> [WHAT THE TASK ASKS]:
Retype all of the listing exactly, passing over any picture you find.

↓↓↓

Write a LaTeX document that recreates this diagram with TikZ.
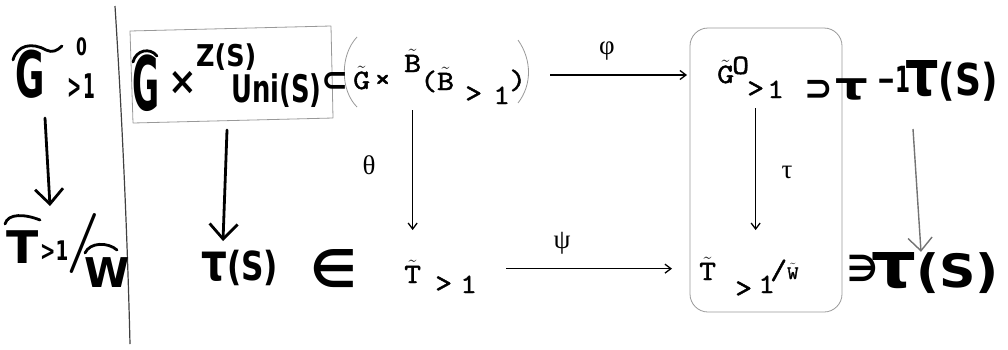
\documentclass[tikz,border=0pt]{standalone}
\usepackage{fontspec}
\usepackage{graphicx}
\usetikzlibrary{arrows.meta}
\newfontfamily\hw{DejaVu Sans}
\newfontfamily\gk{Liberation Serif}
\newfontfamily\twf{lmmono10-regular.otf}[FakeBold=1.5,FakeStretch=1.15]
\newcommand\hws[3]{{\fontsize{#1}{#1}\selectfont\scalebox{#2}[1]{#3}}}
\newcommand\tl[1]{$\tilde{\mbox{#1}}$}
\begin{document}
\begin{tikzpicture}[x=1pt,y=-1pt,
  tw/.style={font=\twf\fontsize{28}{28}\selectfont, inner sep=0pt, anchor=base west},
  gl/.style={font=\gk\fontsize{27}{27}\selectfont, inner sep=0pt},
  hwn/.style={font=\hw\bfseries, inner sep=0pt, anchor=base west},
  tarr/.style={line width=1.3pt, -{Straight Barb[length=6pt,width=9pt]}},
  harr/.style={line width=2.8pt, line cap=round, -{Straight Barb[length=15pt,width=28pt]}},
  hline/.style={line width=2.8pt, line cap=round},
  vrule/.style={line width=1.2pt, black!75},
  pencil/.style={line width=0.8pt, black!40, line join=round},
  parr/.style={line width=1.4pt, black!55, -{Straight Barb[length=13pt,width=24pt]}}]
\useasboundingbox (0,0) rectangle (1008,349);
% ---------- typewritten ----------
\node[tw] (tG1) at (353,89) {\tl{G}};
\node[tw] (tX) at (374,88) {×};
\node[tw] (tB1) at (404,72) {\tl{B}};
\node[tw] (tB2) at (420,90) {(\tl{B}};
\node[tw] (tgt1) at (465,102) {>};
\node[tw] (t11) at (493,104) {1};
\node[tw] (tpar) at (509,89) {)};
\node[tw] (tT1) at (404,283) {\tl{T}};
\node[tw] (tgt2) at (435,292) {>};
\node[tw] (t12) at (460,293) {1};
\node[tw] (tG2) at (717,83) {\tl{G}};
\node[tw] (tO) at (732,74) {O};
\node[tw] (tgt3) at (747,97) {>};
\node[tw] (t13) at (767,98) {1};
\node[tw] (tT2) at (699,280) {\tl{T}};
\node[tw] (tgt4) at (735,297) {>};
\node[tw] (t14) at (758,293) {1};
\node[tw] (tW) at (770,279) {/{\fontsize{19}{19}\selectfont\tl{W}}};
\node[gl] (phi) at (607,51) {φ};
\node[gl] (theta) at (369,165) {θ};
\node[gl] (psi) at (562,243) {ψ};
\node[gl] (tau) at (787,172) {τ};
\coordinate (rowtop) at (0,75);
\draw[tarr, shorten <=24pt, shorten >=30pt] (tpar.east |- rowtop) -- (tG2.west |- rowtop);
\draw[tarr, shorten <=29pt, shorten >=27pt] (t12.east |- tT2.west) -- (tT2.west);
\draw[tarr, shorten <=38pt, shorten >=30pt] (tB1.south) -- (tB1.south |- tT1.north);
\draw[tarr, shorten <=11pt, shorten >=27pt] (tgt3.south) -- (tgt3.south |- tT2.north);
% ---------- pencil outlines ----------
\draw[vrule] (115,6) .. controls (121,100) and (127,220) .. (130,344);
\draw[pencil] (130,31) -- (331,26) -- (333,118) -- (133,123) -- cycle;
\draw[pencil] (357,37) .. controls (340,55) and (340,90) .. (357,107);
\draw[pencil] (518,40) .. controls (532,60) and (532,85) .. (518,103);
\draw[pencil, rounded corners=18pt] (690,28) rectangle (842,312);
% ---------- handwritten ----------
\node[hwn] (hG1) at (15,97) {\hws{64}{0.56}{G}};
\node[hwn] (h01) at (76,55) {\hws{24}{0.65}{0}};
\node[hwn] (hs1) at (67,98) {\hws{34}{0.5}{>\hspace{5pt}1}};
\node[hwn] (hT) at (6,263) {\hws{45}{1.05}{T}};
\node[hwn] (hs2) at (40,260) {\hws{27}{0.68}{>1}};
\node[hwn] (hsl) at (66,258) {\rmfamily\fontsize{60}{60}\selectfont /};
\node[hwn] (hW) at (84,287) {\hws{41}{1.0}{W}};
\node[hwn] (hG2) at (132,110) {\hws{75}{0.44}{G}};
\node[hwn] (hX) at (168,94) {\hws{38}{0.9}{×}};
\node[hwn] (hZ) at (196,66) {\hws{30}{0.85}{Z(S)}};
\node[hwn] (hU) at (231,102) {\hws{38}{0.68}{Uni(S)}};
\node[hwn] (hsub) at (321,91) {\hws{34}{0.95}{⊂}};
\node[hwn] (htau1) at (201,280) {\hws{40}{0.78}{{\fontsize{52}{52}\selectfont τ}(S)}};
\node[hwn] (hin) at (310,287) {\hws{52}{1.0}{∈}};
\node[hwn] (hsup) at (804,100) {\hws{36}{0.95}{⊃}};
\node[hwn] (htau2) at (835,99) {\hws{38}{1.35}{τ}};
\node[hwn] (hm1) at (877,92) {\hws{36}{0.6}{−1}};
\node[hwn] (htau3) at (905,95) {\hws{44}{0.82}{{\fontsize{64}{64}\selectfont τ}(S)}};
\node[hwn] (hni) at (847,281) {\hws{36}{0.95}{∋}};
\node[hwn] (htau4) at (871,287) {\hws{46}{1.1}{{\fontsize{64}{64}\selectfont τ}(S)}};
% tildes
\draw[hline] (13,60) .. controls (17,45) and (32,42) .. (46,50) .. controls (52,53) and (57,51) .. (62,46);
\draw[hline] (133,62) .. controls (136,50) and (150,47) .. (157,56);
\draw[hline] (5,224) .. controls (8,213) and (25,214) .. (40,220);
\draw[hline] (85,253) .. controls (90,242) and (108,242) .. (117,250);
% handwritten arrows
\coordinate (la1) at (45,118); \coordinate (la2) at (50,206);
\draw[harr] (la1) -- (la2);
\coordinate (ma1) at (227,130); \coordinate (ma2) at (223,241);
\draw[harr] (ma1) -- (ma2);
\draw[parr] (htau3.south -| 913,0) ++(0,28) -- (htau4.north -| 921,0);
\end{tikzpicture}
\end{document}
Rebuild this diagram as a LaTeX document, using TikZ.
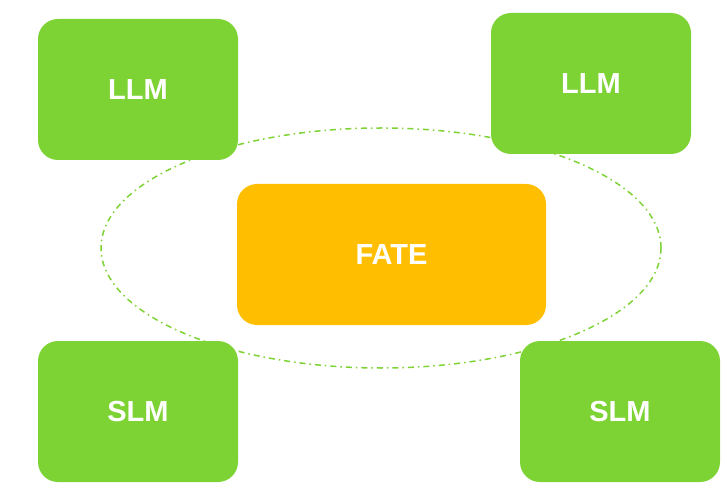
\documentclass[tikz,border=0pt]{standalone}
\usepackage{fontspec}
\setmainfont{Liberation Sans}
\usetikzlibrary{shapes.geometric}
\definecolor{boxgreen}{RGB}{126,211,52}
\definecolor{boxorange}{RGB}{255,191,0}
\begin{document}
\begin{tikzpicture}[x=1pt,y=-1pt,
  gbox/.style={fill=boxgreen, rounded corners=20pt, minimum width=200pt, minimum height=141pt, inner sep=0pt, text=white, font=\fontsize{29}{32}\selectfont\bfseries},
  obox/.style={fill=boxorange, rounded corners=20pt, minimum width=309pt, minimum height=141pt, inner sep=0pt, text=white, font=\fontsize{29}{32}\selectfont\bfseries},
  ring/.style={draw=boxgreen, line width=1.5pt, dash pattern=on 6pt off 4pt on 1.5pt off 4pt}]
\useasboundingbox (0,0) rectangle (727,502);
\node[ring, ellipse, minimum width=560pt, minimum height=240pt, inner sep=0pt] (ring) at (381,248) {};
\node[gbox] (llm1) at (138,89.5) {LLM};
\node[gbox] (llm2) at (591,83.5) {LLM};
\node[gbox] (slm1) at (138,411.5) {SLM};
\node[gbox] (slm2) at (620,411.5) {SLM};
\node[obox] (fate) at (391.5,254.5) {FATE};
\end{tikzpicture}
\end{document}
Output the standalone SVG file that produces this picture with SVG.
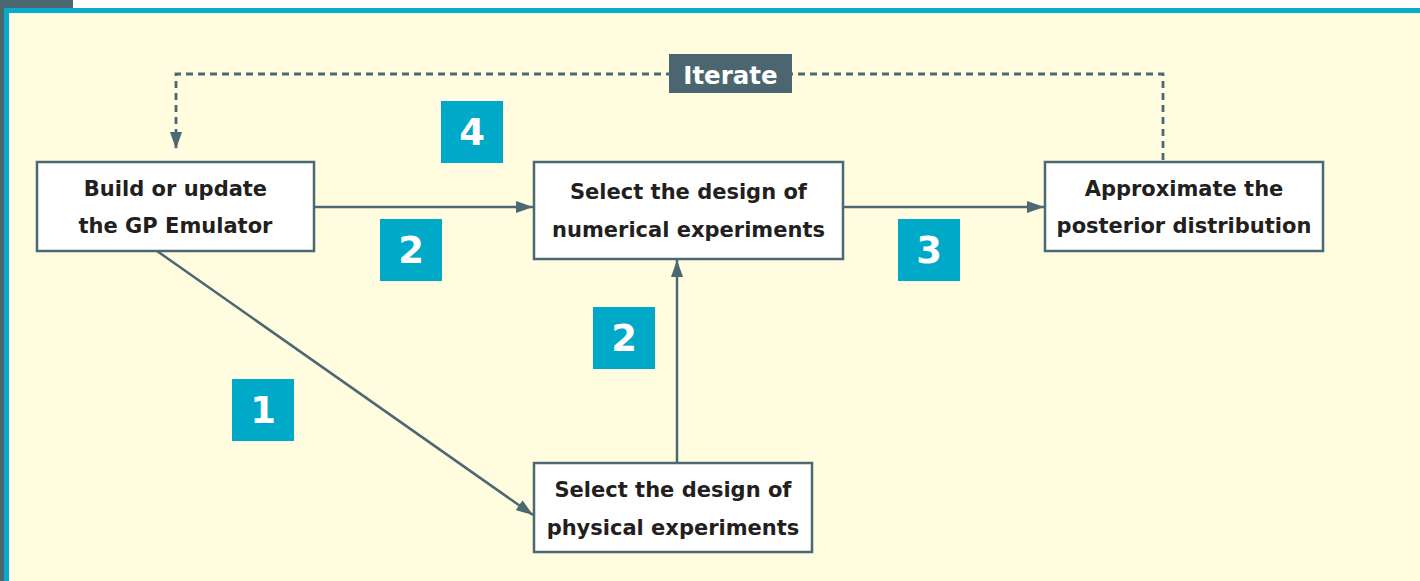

↑↑↑

> [FINAL RESULT]:
Write a LaTeX document that recreates this diagram with TikZ.
\documentclass[tikz,border=0pt]{standalone}
\usepackage{fontspec}
\usepackage{graphicx}
\usetikzlibrary{arrows.meta}
\newfontfamily\hw{DejaVu Sans}
\newfontfamily\gk{Liberation Serif}
\newfontfamily\twf{lmmono10-regular.otf}[FakeBold=1.5,FakeStretch=1.15]
\newcommand\hws[3]{{\fontsize{#1}{#1}\selectfont\scalebox{#2}[1]{#3}}}
\newcommand\tl[1]{$\tilde{\mbox{#1}}$}
\begin{document}
\begin{tikzpicture}[x=1pt,y=-1pt,
  tw/.style={font=\twf\fontsize{28}{28}\selectfont, inner sep=0pt, anchor=base west},
  gl/.style={font=\gk\fontsize{27}{27}\selectfont, inner sep=0pt},
  hwn/.style={font=\hw\bfseries, inner sep=0pt, anchor=base west},
  tarr/.style={line width=1.3pt, -{Straight Barb[length=6pt,width=9pt]}},
  harr/.style={line width=2.8pt, line cap=round, -{Straight Barb[length=15pt,width=28pt]}},
  hline/.style={line width=2.8pt, line cap=round},
  vrule/.style={line width=1.2pt, black!75},
  pencil/.style={line width=0.8pt, black!40, line join=round},
  parr/.style={line width=1.4pt, black!55, -{Straight Barb[length=13pt,width=24pt]}}]
\useasboundingbox (0,0) rectangle (1008,349);
% ---------- typewritten ----------
\node[tw] (tG1) at (353,89) {\tl{G}};
\node[tw] (tX) at (374,88) {×};
\node[tw] (tB1) at (404,72) {\tl{B}};
\node[tw] (tB2) at (420,90) {(\tl{B}};
\node[tw] (tgt1) at (465,102) {>};
\node[tw] (t11) at (493,104) {1};
\node[tw] (tpar) at (509,89) {)};
\node[tw] (tT1) at (404,283) {\tl{T}};
\node[tw] (tgt2) at (435,292) {>};
\node[tw] (t12) at (460,293) {1};
\node[tw] (tG2) at (717,83) {\tl{G}};
\node[tw] (tO) at (732,74) {O};
\node[tw] (tgt3) at (747,97) {>};
\node[tw] (t13) at (767,98) {1};
\node[tw] (tT2) at (699,280) {\tl{T}};
\node[tw] (tgt4) at (735,297) {>};
\node[tw] (t14) at (758,293) {1};
\node[tw] (tW) at (770,279) {/{\fontsize{19}{19}\selectfont\tl{W}}};
\node[gl] (phi) at (607,51) {φ};
\node[gl] (theta) at (369,165) {θ};
\node[gl] (psi) at (562,243) {ψ};
\node[gl] (tau) at (787,172) {τ};
\coordinate (rowtop) at (0,75);
\draw[tarr, shorten <=24pt, shorten >=30pt] (tpar.east |- rowtop) -- (tG2.west |- rowtop);
\draw[tarr, shorten <=29pt, shorten >=27pt] (t12.east |- tT2.west) -- (tT2.west);
\draw[tarr, shorten <=38pt, shorten >=30pt] (tB1.south) -- (tB1.south |- tT1.north);
\draw[tarr, shorten <=11pt, shorten >=27pt] (tgt3.south) -- (tgt3.south |- tT2.north);
% ---------- pencil outlines ----------
\draw[vrule] (115,6) .. controls (121,100) and (127,220) .. (130,344);
\draw[pencil] (130,31) -- (331,26) -- (333,118) -- (133,123) -- cycle;
\draw[pencil] (357,37) .. controls (340,55) and (340,90) .. (357,107);
\draw[pencil] (518,40) .. controls (532,60) and (532,85) .. (518,103);
\draw[pencil, rounded corners=18pt] (690,28) rectangle (842,312);
% ---------- handwritten ----------
\node[hwn] (hG1) at (15,97) {\hws{64}{0.56}{G}};
\node[hwn] (h01) at (76,55) {\hws{24}{0.65}{0}};
\node[hwn] (hs1) at (67,98) {\hws{34}{0.5}{>\hspace{5pt}1}};
\node[hwn] (hT) at (6,263) {\hws{45}{1.05}{T}};
\node[hwn] (hs2) at (40,260) {\hws{27}{0.68}{>1}};
\node[hwn] (hsl) at (66,258) {\rmfamily\fontsize{60}{60}\selectfont /};
\node[hwn] (hW) at (84,287) {\hws{41}{1.0}{W}};
\node[hwn] (hG2) at (132,110) {\hws{75}{0.44}{G}};
\node[hwn] (hX) at (168,94) {\hws{38}{0.9}{×}};
\node[hwn] (hZ) at (196,66) {\hws{30}{0.85}{Z(S)}};
\node[hwn] (hU) at (231,102) {\hws{38}{0.68}{Uni(S)}};
\node[hwn] (hsub) at (321,91) {\hws{34}{0.95}{⊂}};
\node[hwn] (htau1) at (201,280) {\hws{40}{0.78}{{\fontsize{52}{52}\selectfont τ}(S)}};
\node[hwn] (hin) at (310,287) {\hws{52}{1.0}{∈}};
\node[hwn] (hsup) at (804,100) {\hws{36}{0.95}{⊃}};
\node[hwn] (htau2) at (835,99) {\hws{38}{1.35}{τ}};
\node[hwn] (hm1) at (877,92) {\hws{36}{0.6}{−1}};
\node[hwn] (htau3) at (905,95) {\hws{44}{0.82}{{\fontsize{64}{64}\selectfont τ}(S)}};
\node[hwn] (hni) at (847,281) {\hws{36}{0.95}{∋}};
\node[hwn] (htau4) at (871,287) {\hws{46}{1.1}{{\fontsize{64}{64}\selectfont τ}(S)}};
% tildes
\draw[hline] (13,60) .. controls (17,45) and (32,42) .. (46,50) .. controls (52,53) and (57,51) .. (62,46);
\draw[hline] (133,62) .. controls (136,50) and (150,47) .. (157,56);
\draw[hline] (5,224) .. controls (8,213) and (25,214) .. (40,220);
\draw[hline] (85,253) .. controls (90,242) and (108,242) .. (117,250);
% handwritten arrows
\coordinate (la1) at (45,118); \coordinate (la2) at (50,206);
\draw[harr] (la1) -- (la2);
\coordinate (ma1) at (227,130); \coordinate (ma2) at (223,241);
\draw[harr] (ma1) -- (ma2);
\draw[parr] (htau3.south -| 913,0) ++(0,28) -- (htau4.north -| 921,0);
\end{tikzpicture}
\end{document}
Rebuild this diagram as a LaTeX document, using TikZ.
\documentclass[tikz,border=0pt]{standalone}
\usepackage{fontspec}
\setmainfont{Liberation Sans}
\usetikzlibrary{shapes.geometric}
\definecolor{boxgreen}{RGB}{126,211,52}
\definecolor{boxorange}{RGB}{255,191,0}
\begin{document}
\begin{tikzpicture}[x=1pt,y=-1pt,
  gbox/.style={fill=boxgreen, rounded corners=20pt, minimum width=200pt, minimum height=141pt, inner sep=0pt, text=white, font=\fontsize{29}{32}\selectfont\bfseries},
  obox/.style={fill=boxorange, rounded corners=20pt, minimum width=309pt, minimum height=141pt, inner sep=0pt, text=white, font=\fontsize{29}{32}\selectfont\bfseries},
  ring/.style={draw=boxgreen, line width=1.5pt, dash pattern=on 6pt off 4pt on 1.5pt off 4pt}]
\useasboundingbox (0,0) rectangle (727,502);
\node[ring, ellipse, minimum width=560pt, minimum height=240pt, inner sep=0pt] (ring) at (381,248) {};
\node[gbox] (llm1) at (138,89.5) {LLM};
\node[gbox] (llm2) at (591,83.5) {LLM};
\node[gbox] (slm1) at (138,411.5) {SLM};
\node[gbox] (slm2) at (620,411.5) {SLM};
\node[obox] (fate) at (391.5,254.5) {FATE};
\end{tikzpicture}
\end{document}
Output the standalone SVG file that produces this picture with SVG.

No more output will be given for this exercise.